According to the ancient religion, contact with a deceased human corpse could transmit the sort of ritual impurity that would invalidate the sacred work of the priests (as per Numbers 19:13). Therefore, our spiritual forebears uplifted the living by keeping their priests apart from death and by having the priests keep their hair more on than off—limiting the priests’ ability to mourn like their ancient neighbors. The burden of remembering the many complex laws of ancient Israelite ritual, together with the great personal sacrifices that had to be made by absenting themselves from mourning friends and other non-relatives, rendered the Israelite priesthood appropriate ‘just for the family.’ This was not a life to choose, but one people were born into. The whole package of priesthood was far too much to teach anyone not already upholding these complex laws of purity on a daily basis. Ancient Egyptian priests, on the other hand, required minimal training and would only perform their ritual duties for just a few months at a time—often in service of the dead. (See Serge Sauneron, Priests of Ancient Egypt, pp. 16, 15, and 6.) To maintain purity, to promote the sanctity of life, and to remain constantly present for the lay Israelites who needed them—excepting a few trims here and there—the Israelite priests kept themselves and their hair right in place.

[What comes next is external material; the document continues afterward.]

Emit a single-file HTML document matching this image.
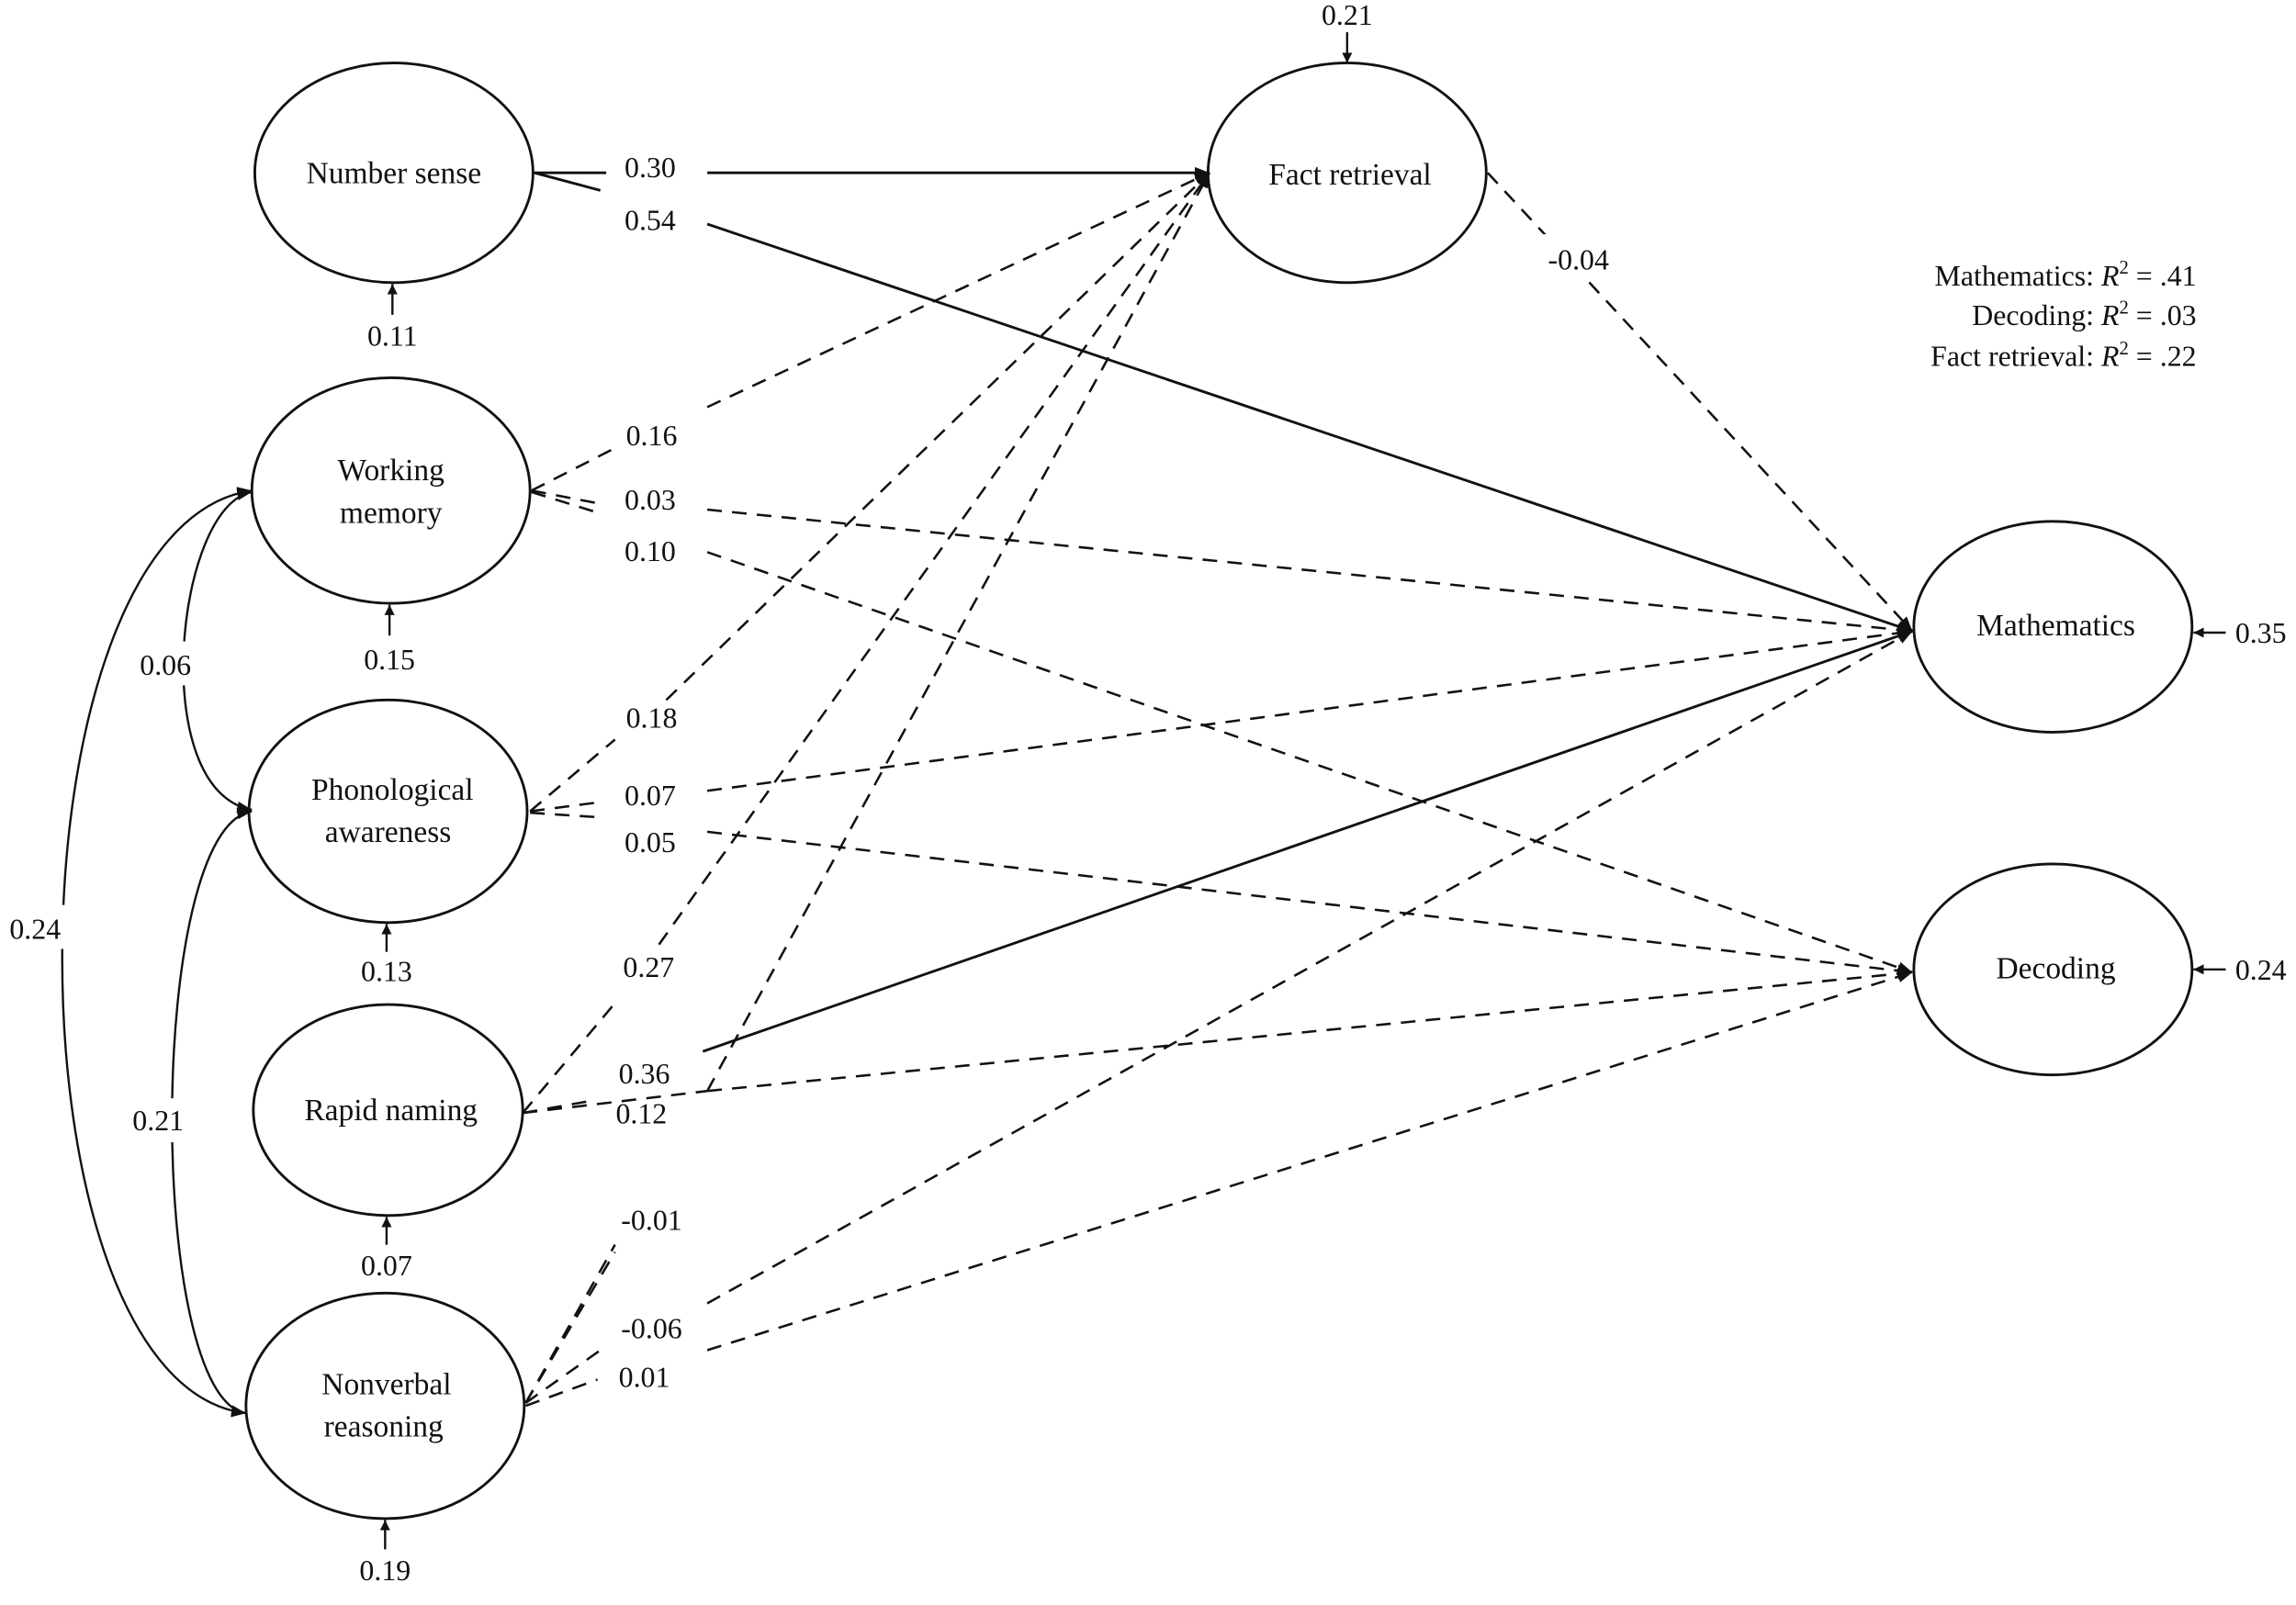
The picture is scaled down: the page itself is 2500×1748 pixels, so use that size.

In the absence of a Jewish Temple for sacrifices in Jerusalem nowadays, our relationship to our hair has evolved. Personal, professional, social, and cultural expectations have introduced us to different hairdos, yet our religious proclivities may ask us to consider different hair duties. I still believe that God cares far more about our inner spiritual lives than the errors we inevitably make in the physical world, but I am grateful for this divine gift of human hair (however little it may be on my own head). Through our hair, which may continue to grow even after we no longer can, we remember that there may yet be pieces of ourselves—stories, relatives, values, students, friends, and legacies—each of which may outlast us.